A definitive proxy statement / prospectus will be sent to unitholders of Rentech Nitrogen seeking their approval of the transaction. Investors and security holders may obtain a free copy of the definitive proxy statement / prospectus (when available) and other documents filed by CVR Partners and Rentech Nitrogen with the SEC at the SEC’s website,www.sec.gov. The definitive proxy statement / prospectus (when available) and such other documents relating to CVR Partners may also be obtained free of charge by directing a request to CVR Partners LP, Attn: Investor Relations, 2277 Plaza Drive, Suite 500, Sugar Land, TX 77479. The definitive proxy statement / prospectus (when available) and such other documents relating to Rentech Nitrogen may also be obtained free of charge by directing a request to Rentech Nitrogen Partners, L.P., Attn: Investor Relations, Julie Dawoodjee Cafarella.
Participants in the Solicitation
CVR Partners, Rentech Nitrogen and their respective directors and executive officers may, under the rules of the SEC, be deemed to be “participants” in the solicitation of proxies in connection with the proposed
transaction. Information regarding directors and executive officers of CVR Partners’ general partner is contained in CVR Partners’ Form 10-K for the year ended December 31, 2014, which has been filed with the SEC. Information regarding directors and executive officers of Rentech Nitrogen’s general partner is contained in Rentech Nitrogen’s Form 10-K for the year ended December 31, 2014, which has been filed with the SEC. A more complete description will be available in the registration statement and the proxy statement/prospectus.
This document shall not constitute an offer to sell or the solicitation of an offer to buy, nor shall there be any sale of such securities, in any jurisdiction in which such offer, solicitation or sale would be unlawful prior to appropriate registration or qualification under the securities laws of such jurisdiction.

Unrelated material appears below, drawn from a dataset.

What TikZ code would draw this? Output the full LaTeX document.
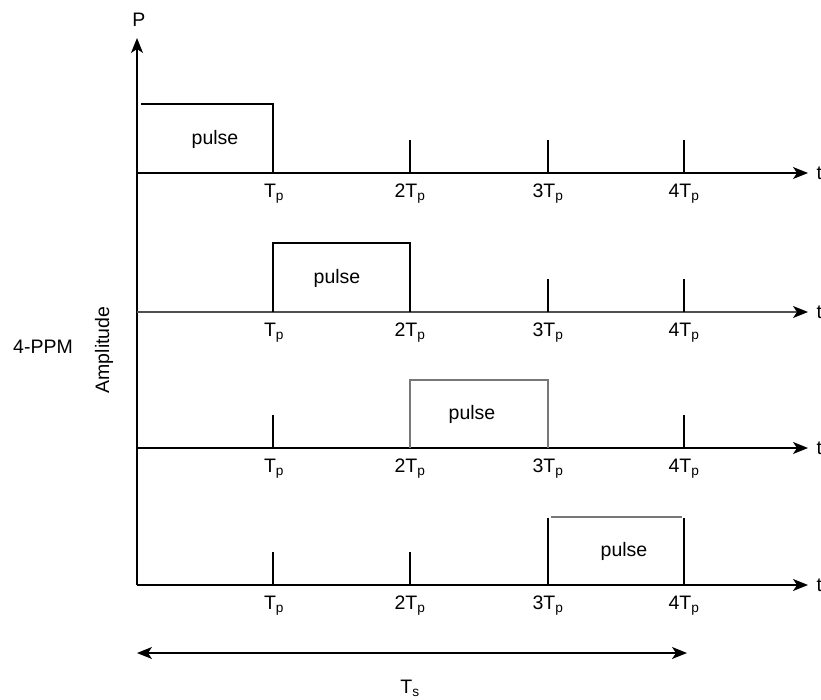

No offering of securities shall be made except by means of a prospectus meeting the requirements of Section 10 of the Securities Act of 1933, as amended.
Forward-Looking Statements
This report may include certain statements concerning expectations for the future that are forward-looking statements as defined by federal law. Such forward-looking statements are subject to a variety of known and unknown risks, uncertainties, and other factors that are difficult to predict and many of which are beyond CVR Partners’ and the Rentech Nitrogen’s control, including the ability to consummate the proposed transaction; the ability to obtain the requisite regulatory approvals, Rentech Nitrogen unitholder approval, the ability of Rentech Nitrogen to divest or distribute its Pasadena facility, and the satisfaction of other conditions to consummation of the transaction; the ability of CVR Partners to successfully integrate Rentech Nitrogen’s operations and employees; the ability to realize anticipated synergies and cost savings; the potential impact of announcement of the transaction or consummation of the transaction on relationships, including with employees, suppliers, customers and competitors; the ability to finance the combined company; and the ability to achieve revenue growth. An extensive list of factors that can affect future results are discussed in CVR Partners’ Annual Report on Form 10-K, Rentech Nitrogen’s Annual Report on Form 10-K and other documents filed from time to time with the SEC. CVR Partners and Rentech Nitrogen undertake no obligation to update or revise any forward-looking statement to reflect new information or events.